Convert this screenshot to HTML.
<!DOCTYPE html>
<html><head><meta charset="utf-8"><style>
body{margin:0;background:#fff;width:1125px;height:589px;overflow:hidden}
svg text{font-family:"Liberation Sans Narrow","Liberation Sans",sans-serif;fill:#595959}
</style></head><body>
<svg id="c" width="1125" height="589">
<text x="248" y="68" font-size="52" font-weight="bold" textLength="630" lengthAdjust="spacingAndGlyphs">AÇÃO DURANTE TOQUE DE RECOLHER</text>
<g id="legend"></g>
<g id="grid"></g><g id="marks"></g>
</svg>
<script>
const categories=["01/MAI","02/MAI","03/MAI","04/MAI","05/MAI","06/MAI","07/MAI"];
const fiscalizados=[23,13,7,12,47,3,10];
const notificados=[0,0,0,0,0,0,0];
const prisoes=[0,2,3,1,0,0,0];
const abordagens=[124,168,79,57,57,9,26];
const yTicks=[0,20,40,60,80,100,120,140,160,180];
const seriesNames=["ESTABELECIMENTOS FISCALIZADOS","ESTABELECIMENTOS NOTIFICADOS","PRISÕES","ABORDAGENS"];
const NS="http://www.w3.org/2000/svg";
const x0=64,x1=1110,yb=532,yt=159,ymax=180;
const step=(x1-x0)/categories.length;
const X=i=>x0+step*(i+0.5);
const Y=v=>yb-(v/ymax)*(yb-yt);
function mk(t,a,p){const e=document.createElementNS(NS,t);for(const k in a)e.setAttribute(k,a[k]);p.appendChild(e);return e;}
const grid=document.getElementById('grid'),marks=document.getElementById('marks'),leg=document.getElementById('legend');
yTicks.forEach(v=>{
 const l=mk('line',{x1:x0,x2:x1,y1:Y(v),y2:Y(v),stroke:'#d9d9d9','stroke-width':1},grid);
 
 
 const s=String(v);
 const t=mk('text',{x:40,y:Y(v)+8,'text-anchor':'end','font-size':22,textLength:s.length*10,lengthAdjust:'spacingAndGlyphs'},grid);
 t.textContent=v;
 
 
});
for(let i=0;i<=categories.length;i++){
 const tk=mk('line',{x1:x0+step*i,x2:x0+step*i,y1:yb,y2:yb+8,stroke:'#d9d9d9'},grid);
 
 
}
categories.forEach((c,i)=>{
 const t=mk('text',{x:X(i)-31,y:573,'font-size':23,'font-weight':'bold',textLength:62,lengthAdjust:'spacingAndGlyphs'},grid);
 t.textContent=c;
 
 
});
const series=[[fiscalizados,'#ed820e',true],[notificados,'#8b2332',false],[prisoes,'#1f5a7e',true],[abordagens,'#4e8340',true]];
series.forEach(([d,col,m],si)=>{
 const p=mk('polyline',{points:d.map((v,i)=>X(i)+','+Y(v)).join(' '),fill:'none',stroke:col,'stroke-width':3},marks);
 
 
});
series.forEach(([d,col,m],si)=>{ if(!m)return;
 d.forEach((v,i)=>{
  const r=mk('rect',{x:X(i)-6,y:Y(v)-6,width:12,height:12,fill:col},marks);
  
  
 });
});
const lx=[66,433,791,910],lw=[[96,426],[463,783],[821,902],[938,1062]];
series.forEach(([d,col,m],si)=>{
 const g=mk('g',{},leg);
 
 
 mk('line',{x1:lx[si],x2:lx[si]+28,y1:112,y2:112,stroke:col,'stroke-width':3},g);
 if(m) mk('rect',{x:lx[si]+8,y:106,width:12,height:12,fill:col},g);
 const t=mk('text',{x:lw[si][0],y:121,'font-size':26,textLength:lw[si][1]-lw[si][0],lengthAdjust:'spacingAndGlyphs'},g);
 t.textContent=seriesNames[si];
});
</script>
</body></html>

------

Copy out the material above in its entirety. Every detail must match.

--- RESPONSE TO THE EXERCISE ---
Convert this screenshot to HTML.
<!DOCTYPE html>
<html><head><meta charset="utf-8"><style>
body{margin:0;background:#fff;width:1125px;height:589px;overflow:hidden}
svg text{font-family:"Liberation Sans Narrow","Liberation Sans",sans-serif;fill:#595959}
</style></head><body>
<svg id="c" width="1125" height="589">
<text x="248" y="68" font-size="52" font-weight="bold" textLength="630" lengthAdjust="spacingAndGlyphs">AÇÃO DURANTE TOQUE DE RECOLHER</text>
<g id="legend"></g>
<g id="grid"></g><g id="marks"></g>
</svg>
<script>
const categories=["01/MAI","02/MAI","03/MAI","04/MAI","05/MAI","06/MAI","07/MAI"];
const fiscalizados=[23,13,7,12,47,3,10];
const notificados=[0,0,0,0,0,0,0];
const prisoes=[0,2,3,1,0,0,0];
const abordagens=[124,168,79,57,57,9,26];
const yTicks=[0,20,40,60,80,100,120,140,160,180];
const seriesNames=["ESTABELECIMENTOS FISCALIZADOS","ESTABELECIMENTOS NOTIFICADOS","PRISÕES","ABORDAGENS"];
const NS="http://www.w3.org/2000/svg";
const x0=64,x1=1110,yb=532,yt=159,ymax=180;
const step=(x1-x0)/categories.length;
const X=i=>x0+step*(i+0.5);
const Y=v=>yb-(v/ymax)*(yb-yt);
function mk(t,a,p){const e=document.createElementNS(NS,t);for(const k in a)e.setAttribute(k,a[k]);p.appendChild(e);return e;}
const grid=document.getElementById('grid'),marks=document.getElementById('marks'),leg=document.getElementById('legend');
yTicks.forEach(v=>{
 const l=mk('line',{x1:x0,x2:x1,y1:Y(v),y2:Y(v),stroke:'#d9d9d9','stroke-width':1},grid);
 
 
 const s=String(v);
 const t=mk('text',{x:40,y:Y(v)+8,'text-anchor':'end','font-size':22,textLength:s.length*10,lengthAdjust:'spacingAndGlyphs'},grid);
 t.textContent=v;
 
 
});
for(let i=0;i<=categories.length;i++){
 const tk=mk('line',{x1:x0+step*i,x2:x0+step*i,y1:yb,y2:yb+8,stroke:'#d9d9d9'},grid);
 
 
}
categories.forEach((c,i)=>{
 const t=mk('text',{x:X(i)-31,y:573,'font-size':23,'font-weight':'bold',textLength:62,lengthAdjust:'spacingAndGlyphs'},grid);
 t.textContent=c;
 
 
});
const series=[[fiscalizados,'#ed820e',true],[notificados,'#8b2332',false],[prisoes,'#1f5a7e',true],[abordagens,'#4e8340',true]];
series.forEach(([d,col,m],si)=>{
 const p=mk('polyline',{points:d.map((v,i)=>X(i)+','+Y(v)).join(' '),fill:'none',stroke:col,'stroke-width':3},marks);
 
 
});
series.forEach(([d,col,m],si)=>{ if(!m)return;
 d.forEach((v,i)=>{
  const r=mk('rect',{x:X(i)-6,y:Y(v)-6,width:12,height:12,fill:col},marks);
  
  
 });
});
const lx=[66,433,791,910],lw=[[96,426],[463,783],[821,902],[938,1062]];
series.forEach(([d,col,m],si)=>{
 const g=mk('g',{},leg);
 
 
 mk('line',{x1:lx[si],x2:lx[si]+28,y1:112,y2:112,stroke:col,'stroke-width':3},g);
 if(m) mk('rect',{x:lx[si]+8,y:106,width:12,height:12,fill:col},g);
 const t=mk('text',{x:lw[si][0],y:121,'font-size':26,textLength:lw[si][1]-lw[si][0],lengthAdjust:'spacingAndGlyphs'},g);
 t.textContent=seriesNames[si];
});
</script>
</body></html>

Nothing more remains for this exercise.